The Winters, by Lisa Gabriele, is a page-turning tribute to Rebecca, with a blend of modern and gothic secrets.

Our unnamed protagonist is working as a crew hand in the Cayman Islands, when a handsome, recently widowed banker comes in looking for a boat, and it’s love at first sight. After a speedy courtship, Max Winters asks her to marry him and move back to New York with him.

But the Cinderella story twists on Long Island, where she finds her new home is a monument to her husband’s first wife, and inhabited by their moody, hostile daughter. There’s a contrast between the subtle distance from the household servants (telling her to enjoy her visit, for example) and the open animosity from Dani, but the house is unfriendly and unfamiliar. Max has  secrets, too, in case being a New York banker with undisclosed business in the Cayman Islands didn’t tip you off.

This is such a gothic story — the family estate is only accessible by a winding, deserted bridge, part of the house is a locked-off memorial to the first Mrs. Winter, there are loads of dark roses delivered constantly in her memory, there’s the threat of insanity and imprisonment, and there’s a massive greenhouse that no one may ever enter again.  This isn’t a historical novel, this is a modern-day Long Island banker and politician, living his best brooding-gothic life.

The narrator is never named, and she doesn’t say her age or at times, even her appearance is vague. I often find this kind of device a bit gimmicky (I want to read a story, not watch a trick),  but it works here because for so much of the story, she is passive, mostly acted-on by others and not really a driving force. By the time she develops some agency, I’d forgotten the omission.

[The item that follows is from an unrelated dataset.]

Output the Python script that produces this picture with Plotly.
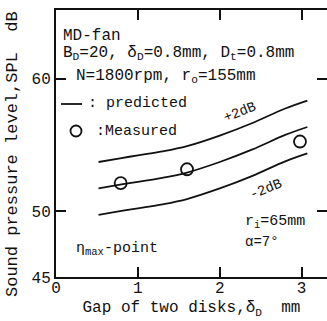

I loved the reveals and secrets, even though if you’ve read Rebecca, there are some clues. There are also hints of Jane Eyre here, which adds to the mood. The modern setting makes it harder to accept some of gothic-horror red flags (Surely there’s some rational, everyday reason no one can ever enter the greenhouse? Maybe it’s structurally unsound and Max just wants her to be safe?) which adds another layer of suspense because the narrator’s never quite able to trust what she sees, hears, and discovers in the mansion.